Il est très probable que Jésus ait prononcé les paroles d’institution dans sa langue natale, l’araméen. Cette langue est toujours utilisée pour les paroles d’institution dans le rite maronite. Le latin s'est ensuite progressivement imposé dans l'Église jusqu'au concile Vatican II. Faut-il considérer le latin comme une "langue sacrée". Le mot sacré s'oppose à profane. Ce dernier signifie "devant le temple". Le sacré désigne donc ce qui s'exprime au sein du temple, ce qui est séparé du monde profane. Mais le latin sépare aussi le peuple du clergé.

Malgré la beauté de la liturgie tridentine, elle dresse à mon goût trop de barrières – aussi bien physiques que liturgiques – entre l’assemblée et Dieu, le prêtre habitant la sphère divine mais délaissant la sphère laïque avec laquelle il est censé faire le lien. La communauté des fidèles est ainsi présente pour récupérer les miettes, recevoir ce qu’on veut bien lui donner de ce Dieu qui m’a semblé tristement détaché de son peuple. Une messe dite en latin, tournant le dos à l’assemblée et marmonnant dans son coin, ainsi qu’un rite très cryptique dans son ensemble ne favorisent pas selon moi l’édification de la communauté, et il est regrettable de sacrifier cela en faveur d’une belle liturgie et du respect d’une tradition.
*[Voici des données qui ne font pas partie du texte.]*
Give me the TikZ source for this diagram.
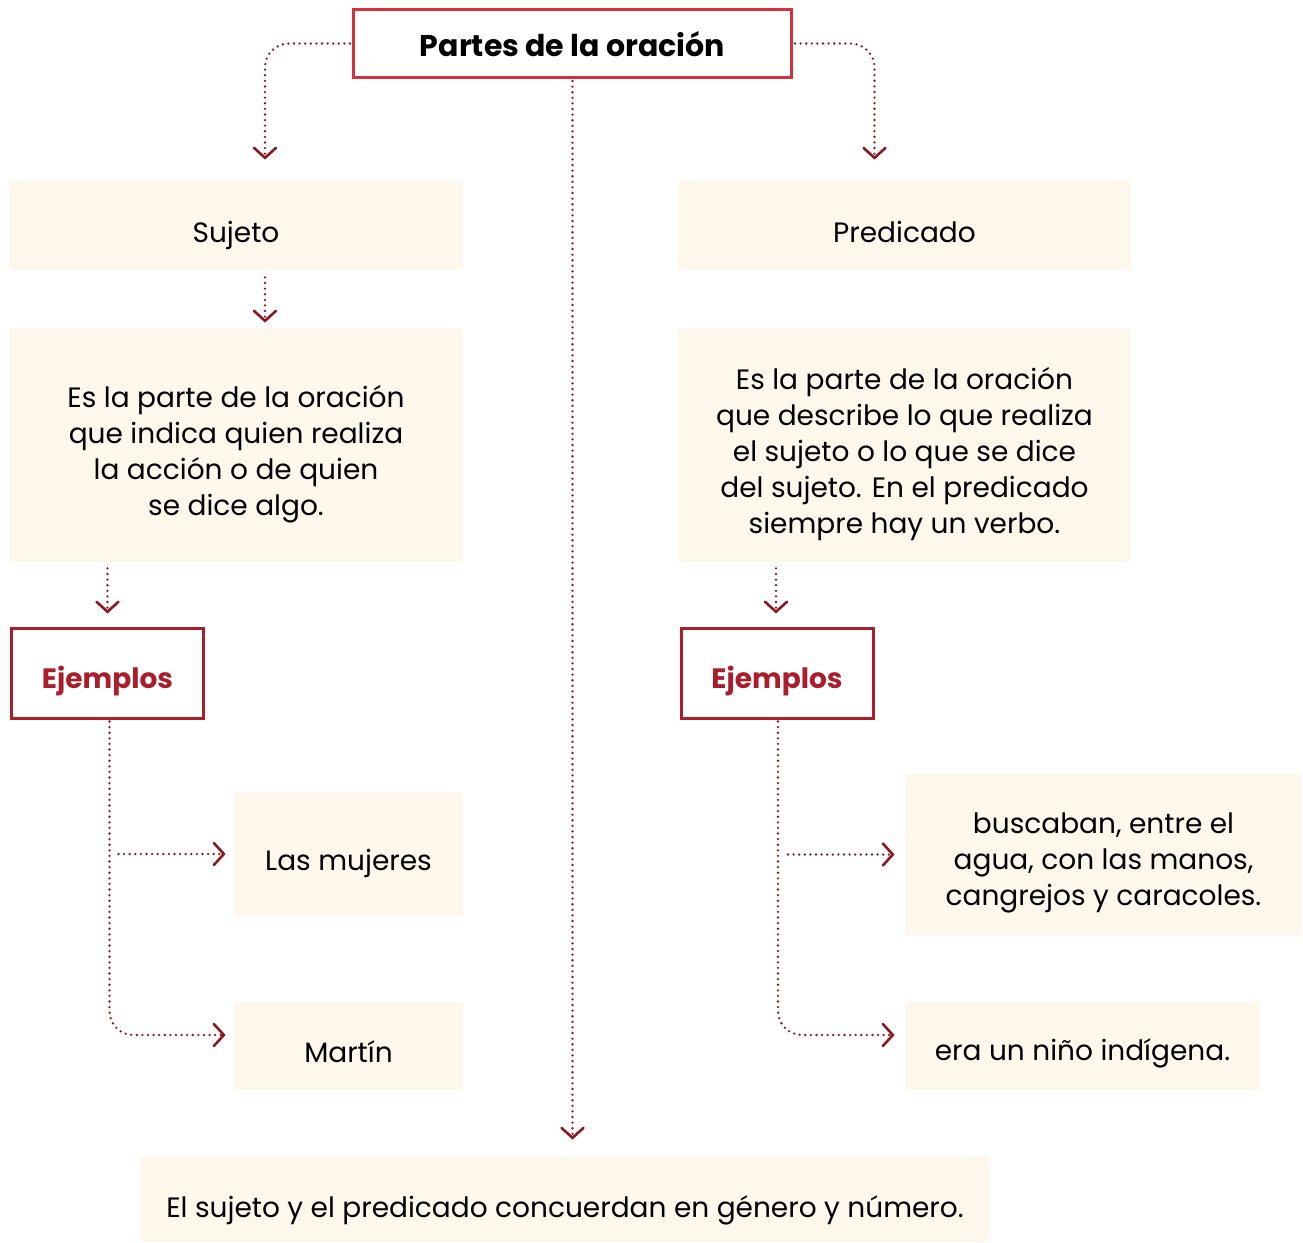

J'ai testé la messe tridentine, par le pasteur Philippe Golaz.

Le latin est la langue officielle de l’Église catholique romaine. C'est une référence commune à toutes les traductions.

À première vue, on peut voir comme un inconvénient le fait d’utiliser une langue morte comme langue officielle. En réalité, c’est le contraire. Les langues évoluent. Ainsi, il y a des mots dont le sens change au cours des années et des siècles. Ceci n’est pas le cas pour les langues mortes. Le sens des mots ne pâtira donc pas du cours des temps. De cette façon, l’usage du latin est une garantie pour que ce que l’on écrit soit compris de la même façon aujourd’hui ou dans cinq ou dix siècles. De plus, il n’y a pas de favoritisme pour avoir choisi la langue de tel pays plutôt qu’un autre.

Le deuxième argument justifiant la pertinence du latin est que ses mots sont très précis (c’est également le cas pour le grec ancien). Par exemple, en lisant la Bible, on se rend compte des problèmes d’interprétation que peuvent susciter les langues sémitiques. Nous n’avons pas ce genre de souci avec la langue latine. En effet, c’est une langue dotée d’une logique rigoureuse, rendant les erreurs d’interprétation plus difficiles. Julio de la Vega-Hazas.

Le latin possède assurément certains avantages, mais ne faudrait-il pas pousser cette logique en lisant les textes liturgiques de l'Ancien Testament en hébreu et ceux du Nouveau Testament en grec. Nos traductions interprètent et déforment bien des mots originaux.

Par ailleurs, Jésus est venu nous rejoindre dans notre humanité, en parlant la langue des hommes. Si le latin exprime la transcendance, la langue vernaculaire manifeste l'incarnation de Dieu dans notre monde. Dans le récit des disciples d'Emmaüs, Jésus vient rejoindre les deux disciples dans leur désarroi, puis rompt le pain. Dans l'eucharistie, Jésus nous rejoint et se donne à nous. Nos célébrations ont certes perdu la dimension de repas présente aux origines, mais elles n'en demeurent pas moins un temps de communion, un "corps à corps" entre le Christ vivant et nous-mêmes.

Unité dans la diversité ?

Unité ne signifie pas uniformité. L'Église catholique se compose d'une Église romaine occidentale et de vingt-trois Églises orientales, chacune ayant son rite et sa discipline. La diversité constitue une richesse dès lors qu'elle ne nuit pas à l'unité. Celle-ci se traduit dans une même confession de foi et dans l'annonce de l'évangile. Seul le Christ est le chemin, la vie et la vérité (Jn 14,6).

Qu'est-ce que la vérité ?

Un extrait du livre de Éric-Emmanuel Schmitt "Le défi de Jérusalem", pp. 170-174.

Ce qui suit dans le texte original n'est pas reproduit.